Zeugnisse eines Klimawandels
Damals erwarteten die Menschen das Weltende. Die «Wunderzeichen», wie man die Sujets der Flugblätter nannte, wurden damals als Strafen Gottes interpretiert. Franz Mauelshagen ist Klimahistoriker und hat über den Bilderschatz «Wickiana» promoviert.
Für ihn führen diese Flugblätter in eine historische Situation, in der schon einmal ein Klimawandel seine Spuren hinterlassen hat. Denn die «kleine Eiszeit» führte damals zu extremen Wintern und extremen Niederschlägen mit Hungerkrisen. Doch das Wissen reichte damals nicht aus, um den Klimawandel zu erkennen.
Frühe Sensationspresse
Sucht man nach Parallelen zur Gegenwart, könnte man die Flugblätter mit Websites vergleichen, die sich auf Sensationsnachrichten spezialisiert haben. Doch allzu sehr in die Boulevard-Ecke dürfe man die Einblattdrucke nicht schieben, meint Mauelshagen.
Es sind hochwertige Drucke darunter, die auch versuchen, «gelehrte Inhalte» in anderer Form zu transportieren. Das Netzwerk hinter diesen Nachrichten bestand aus Gelehrten. Verfasser der Texte waren häufig Pfarrer, die moralische Botschaften transportieren wollten.
Fake News im 16. Jahrhundert
Kometen deuteten die Gelehrten als Warnungen an die Menschheit. Nordlichter galten als Vorzeichen von Unheil. Die «Wickiana» schwelgen auch in Blut, das vom Himmel regnet. Da verfärben sich Flüsse in den grellsten Farben und Teufel thronen über der Unwetterkatastrophe in Flandern im August 1586.
Oft stecken natürliche Phänomene hinter den Wunderzeichen-Geschichten. Es ist aber auch Skepsis angebracht. «Fake News gab es schon im 16. Jahrhundert», meint der Klimahistoriker.
Katastrophismus statt Apokalypse
Die Menschen vor 500 Jahren kannten den Begriff Klimawandel nicht. Heute wissen wir durch die meteorologische Forschung viel mehr. Die Evidenz eines menschengemachten Klimawandels ist wissenschaftlich kaum bestritten.
Dennoch folgen radikale christliche Gruppierungen in den USA noch immer dem Gottesstrafen-Schema – angesichts dreier verheerender Hurricans allein in diesem Jahr.

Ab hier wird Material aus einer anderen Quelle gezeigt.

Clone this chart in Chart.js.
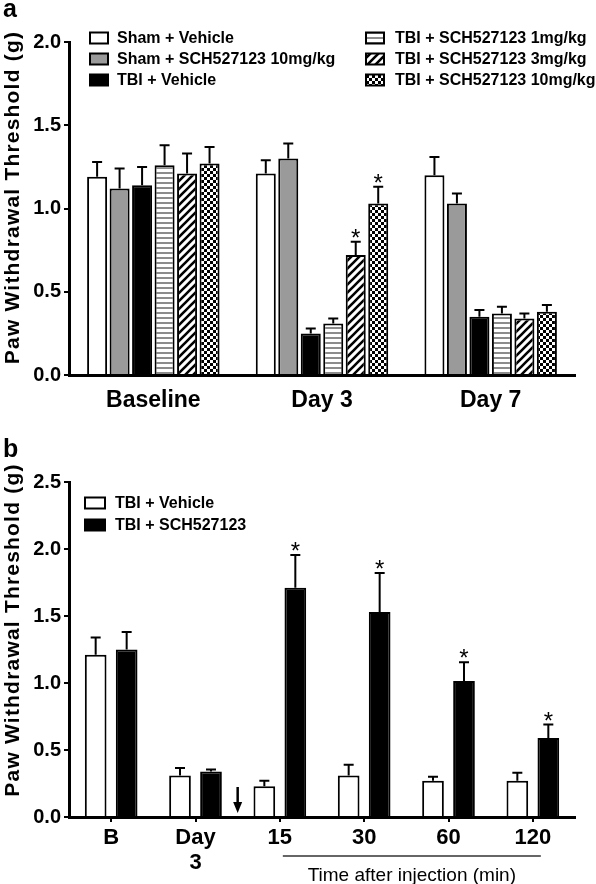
<!DOCTYPE html>
<html>
<head>
<meta charset="utf-8">
<script src="https://cdn.jsdelivr.net/npm/chart.js@4.4.0/dist/chart.umd.min.js"></script>
<style>
body{margin:0;background:#fff;}
#wrap{position:relative;width:596px;height:884px;}
.box{position:absolute;left:0;width:596px;}
</style>
</head>
<body>
<div id="wrap">
<div class="box" style="top:0;height:420px"><canvas id="chartA"></canvas></div>
<div class="box" style="top:420px;height:464px"><canvas id="chartB"></canvas></div>
</div>
<script>
// panel a data
const categoriesA = ["Baseline", "Day 3", "Day 7"];
const shamVehicle = [1.19, 1.21, 1.20];
const shamVehicleSem = [0.09, 0.08, 0.11];
const shamSch10 = [1.12, 1.30, 1.03];
const shamSch10Sem = [0.12, 0.09, 0.06];
const tbiVehicle = [1.14, 0.25, 0.35];
const tbiVehicleSem = [0.11, 0.03, 0.04];
const tbiSch1 = [1.26, 0.31, 0.37];
const tbiSch1Sem = [0.12, 0.03, 0.04];
const tbiSch3 = [1.21, 0.72, 0.34];
const tbiSch3Sem = [0.12, 0.08, 0.03];
const tbiSch10 = [1.27, 1.03, 0.38];
const tbiSch10Sem = [0.10, 0.10, 0.04];
const starsSch3 = [false, true, false];
const starsSch10 = [false, true, false];
const ticksA = [0, 0.5, 1.0, 1.5, 2.0];

// panel b data
const categoriesB = ["B", ["Day", "3"], "15", "30", "60", "120"];
const vehicleB = [1.21, 0.31, 0.23, 0.31, 0.27, 0.27];
const vehicleBSem = [0.13, 0.055, 0.04, 0.08, 0.03, 0.06];
const schB = [1.25, 0.34, 1.71, 1.53, 1.015, 0.59];
const schBSem = [0.13, 0.015, 0.245, 0.29, 0.14, 0.10];
const starsSchB = [false, false, true, true, true, true];
const ticksB = [0, 0.5, 1.0, 1.5, 2.0, 2.5];

const FONT = '"Liberation Sans", Arial, Helvetica, sans-serif';
Chart.defaults.font.family = FONT;
Chart.defaults.color = "#000";
Chart.defaults.animation = false;

function stripes(){
  const c = document.createElement("canvas");
  c.width = 6; c.height = 5;
  const x = c.getContext("2d");
  x.fillStyle = "#fff"; x.fillRect(0,0,6,5);
  x.fillStyle = "#8c8c8c"; x.fillRect(0,2,6,2);
  return x.createPattern(c, "repeat");
}
function hatch(){
  const c = document.createElement("canvas");
  c.width = 8; c.height = 8;
  const x = c.getContext("2d");
  x.fillStyle = "#fff"; x.fillRect(0,0,8,8);
  x.strokeStyle = "#000"; x.lineWidth = 2.6;
  x.beginPath();
  x.moveTo(-2,10); x.lineTo(10,-2);
  x.moveTo(-6,6); x.lineTo(6,-6);
  x.moveTo(2,14); x.lineTo(14,2);
  x.stroke();
  return x.createPattern(c, "repeat");
}
function checks(){
  const c = document.createElement("canvas");
  c.width = 6; c.height = 6;
  const x = c.getContext("2d");
  x.fillStyle = "#000"; x.fillRect(0,0,6,6);
  x.fillStyle = "#fff"; x.fillRect(0,0,3,3); x.fillRect(3,3,3,3);
  return x.createPattern(c, "repeat");
}

function bars(label, data, sem, fill, stars){
  return {
    label: label,
    data: data,
    sem: sem,
    stars: stars || [],
    backgroundColor: fill,
    borderColor: "#000",
    borderWidth: 2
  };
}

// error whiskers (upper only) + asterisks
const errorBars = {
  id: "errorBars",
  afterDatasetsDraw(chart){
    const ctx = chart.ctx, y = chart.scales.y;
    chart.data.datasets.forEach((ds, i)=>{
      chart.getDatasetMeta(i).data.forEach((bar, j)=>{
        const top = y.getPixelForValue(ds.data[j] + ds.sem[j]);
        ctx.save();
        ctx.strokeStyle = "#000";
        ctx.lineWidth = 2;
        ctx.beginPath();
        ctx.moveTo(bar.x, bar.y);
        ctx.lineTo(bar.x, top);
        ctx.moveTo(bar.x - 5, top);
        ctx.lineTo(bar.x + 5, top);
        ctx.stroke();
        if (ds.stars[j]) {
          ctx.fillStyle = "#000";
          ctx.font = "24px " + FONT;
          ctx.textAlign = "center";
          ctx.textBaseline = "alphabetic";
          ctx.fillText("*", bar.x, top + 4);
        }
        ctx.restore();
      });
    });
  }
};

function legendBoxes(items, w, h){
  return {
    id: "legendBoxes",
    afterDraw(chart){
      const ctx = chart.ctx;
      ctx.save();
      ctx.font = "bold 16px " + FONT;
      ctx.textBaseline = "middle";
      ctx.textAlign = "left";
      items.forEach(it=>{
        const ds = chart.data.datasets[it.i];
        ctx.fillStyle = ds.backgroundColor;
        ctx.fillRect(it.x, it.y, w, h);
        ctx.strokeStyle = "#000";
        ctx.lineWidth = 2;
        ctx.strokeRect(it.x, it.y, w, h);
        ctx.fillStyle = "#000";
        ctx.fillText(ds.label, it.tx, it.y + h / 2 + 1);
      });
      ctx.restore();
    }
  };
}

function sideText(letter, letterY, shift){
  return {
    id: "sideText",
    afterDraw(chart){
      const ctx = chart.ctx, a = chart.chartArea;
      ctx.save();
      ctx.fillStyle = "#000";
      ctx.font = "bold 25px " + FONT;
      ctx.textAlign = "left";
      ctx.textBaseline = "alphabetic";
      ctx.fillText(letter, 3, letterY);
      ctx.translate(13, (a.top + a.bottom) / 2 - shift);
      ctx.rotate(-Math.PI / 2);
      ctx.font = "bold 21px " + FONT;
      ctx.letterSpacing = "1.2px";
      ctx.textAlign = "center";
      ctx.textBaseline = "middle";
      ctx.fillText("Paw Withdrawal Threshold (g)", 0, 0);
      ctx.restore();
    }
  };
}

function yScale(max, ticks){
  return {
    min: 0, max: max,
    afterBuildTicks: s => { s.ticks = ticks.map(v => ({value: v})); },
    ticks: { callback: v => Number(v).toFixed(1), font: {size: 20, weight: "bold"}, padding: 3, color: "#000" },
    grid: { drawOnChartArea: false, drawTicks: true, tickLength: 5, color: "#000", lineWidth: 2 },
    border: { color: "#000", width: 3 },
    afterFit: s => { s.width = 69; }
  };
}

new Chart(document.getElementById("chartA"), {
  type: "bar",
  data: {
    labels: categoriesA,
    datasets: [
      bars("Sham + Vehicle", shamVehicle, shamVehicleSem, "#fff"),
      bars("Sham + SCH527123 10mg/kg", shamSch10, shamSch10Sem, "#9a9a9a"),
      bars("TBI + Vehicle", tbiVehicle, tbiVehicleSem, "#000"),
      bars("TBI + SCH527123 1mg/kg", tbiSch1, tbiSch1Sem, stripes()),
      bars("TBI + SCH527123 3mg/kg", tbiSch3, tbiSch3Sem, hatch(), starsSch3),
      bars("TBI + SCH527123 10mg/kg", tbiSch10, tbiSch10Sem, checks(), starsSch10)
    ]
  },
  options: {
    responsive: true,
    maintainAspectRatio: false,
    layout: { padding: { top: 42, right: 21, left: 0, bottom: 0 } },
    datasets: { bar: { categoryPercentage: 0.8, barPercentage: 0.89 } },
    plugins: { legend: { display: false }, tooltip: { enabled: false } },
    scales: {
      x: {
        grid: { drawOnChartArea: false, drawTicks: false },
        border: { color: "#000", width: 3 },
        ticks: { font: { size: 23, weight: "bold" }, padding: 12, color: "#000" },
        afterFit: s => { s.height = 45; }
      },
      y: yScale(2.0, ticksA)
    }
  },
  plugins: [errorBars, sideText("a", 17, 11), legendBoxes([
    {i: 0, x: 90, y: 32.5, tx: 117},
    {i: 1, x: 90, y: 53.5, tx: 117},
    {i: 2, x: 90, y: 74.5, tx: 117},
    {i: 3, x: 366, y: 32.5, tx: 395},
    {i: 4, x: 366, y: 53.5, tx: 395},
    {i: 5, x: 366, y: 74.5, tx: 395}
  ], 18, 11)]
});

// arrow, bracket line and "Time after injection" caption under panel b
const timeNote = {
  id: "timeNote",
  afterDraw(chart){
    const ctx = chart.ctx, x = chart.scales.x, a = chart.chartArea;
    const ax = (x.getPixelForValue(1) + x.getPixelForValue(2)) / 2;
    ctx.save();
    ctx.strokeStyle = "#000";
    ctx.fillStyle = "#000";
    ctx.lineWidth = 2.5;
    ctx.beginPath();
    ctx.moveTo(ax, a.bottom - 30);
    ctx.lineTo(ax, a.bottom - 14);
    ctx.stroke();
    ctx.beginPath();
    ctx.moveTo(ax - 4.5, a.bottom - 15);
    ctx.lineTo(ax + 4.5, a.bottom - 15);
    ctx.lineTo(ax, a.bottom - 4);
    ctx.closePath();
    ctx.fill();
    const x0 = x.getPixelForValue(2) + 3, x1 = x.getPixelForValue(5) + 8;
    ctx.lineWidth = 1.5;
    ctx.strokeStyle = "#333";
    ctx.beginPath();
    ctx.moveTo(x0, a.bottom + 39);
    ctx.lineTo(x1, a.bottom + 39);
    ctx.stroke();
    ctx.font = "19px " + FONT;
    ctx.textAlign = "center";
    ctx.textBaseline = "middle";
    ctx.fillText("Time after injection (min)", (x0 + x1) / 2, a.bottom + 59);
    ctx.restore();
  }
};

new Chart(document.getElementById("chartB"), {
  type: "bar",
  data: {
    labels: categoriesB,
    datasets: [
      bars("TBI + Vehicle", vehicleB, vehicleBSem, "#fff"),
      bars("TBI + SCH527123", schB, schBSem, "#000", starsSchB)
    ]
  },
  options: {
    responsive: true,
    maintainAspectRatio: false,
    layout: { padding: { top: 62, right: 21, left: 0, bottom: 0 } },
    datasets: { bar: { categoryPercentage: 0.735, barPercentage: 0.7 } },
    plugins: { legend: { display: false }, tooltip: { enabled: false } },
    scales: {
      x: {
        grid: { drawOnChartArea: false, drawTicks: true, tickLength: 5, color: "#000", lineWidth: 2, offset: false },
        border: { color: "#000", width: 3 },
        ticks: { font: { size: 22, weight: "bold", lineHeight: 1.15 }, padding: 3, color: "#000" },
        afterFit: s => { s.height = 67; }
      },
      y: yScale(2.5, ticksB)
    }
  },
  plugins: [errorBars, timeNote, sideText("b", 37, 19.5), legendBoxes([
    {i: 0, x: 85, y: 77.5, tx: 115},
    {i: 1, x: 85, y: 99.5, tx: 115}
  ], 20, 11)]
});
</script>
</body>
</html>
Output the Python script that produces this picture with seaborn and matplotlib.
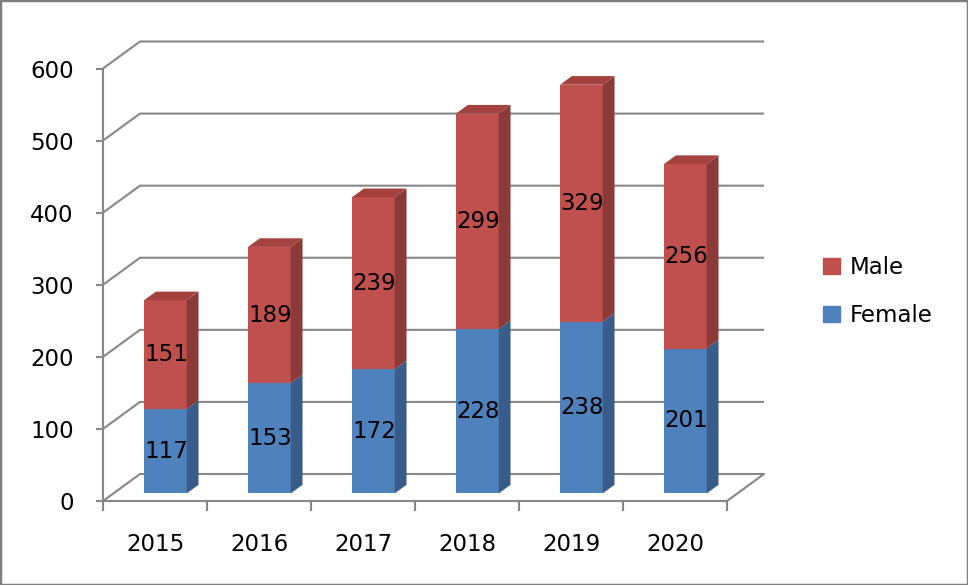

Statt Apokalyptik sei heute ein begründeter «Katastrophismus» gefragt, meint Mauelshagen. Man müsse die Möglichkeit in Betracht ziehen, dass die Folgen des Klimawandels global katastrophal sein können. «Unsere Handlungsaufgabe ist, zu fragen: Welche Möglichkeit wählen wir? Wie verhindern wir das Katastrophenszenario? Und Antworten zu finden».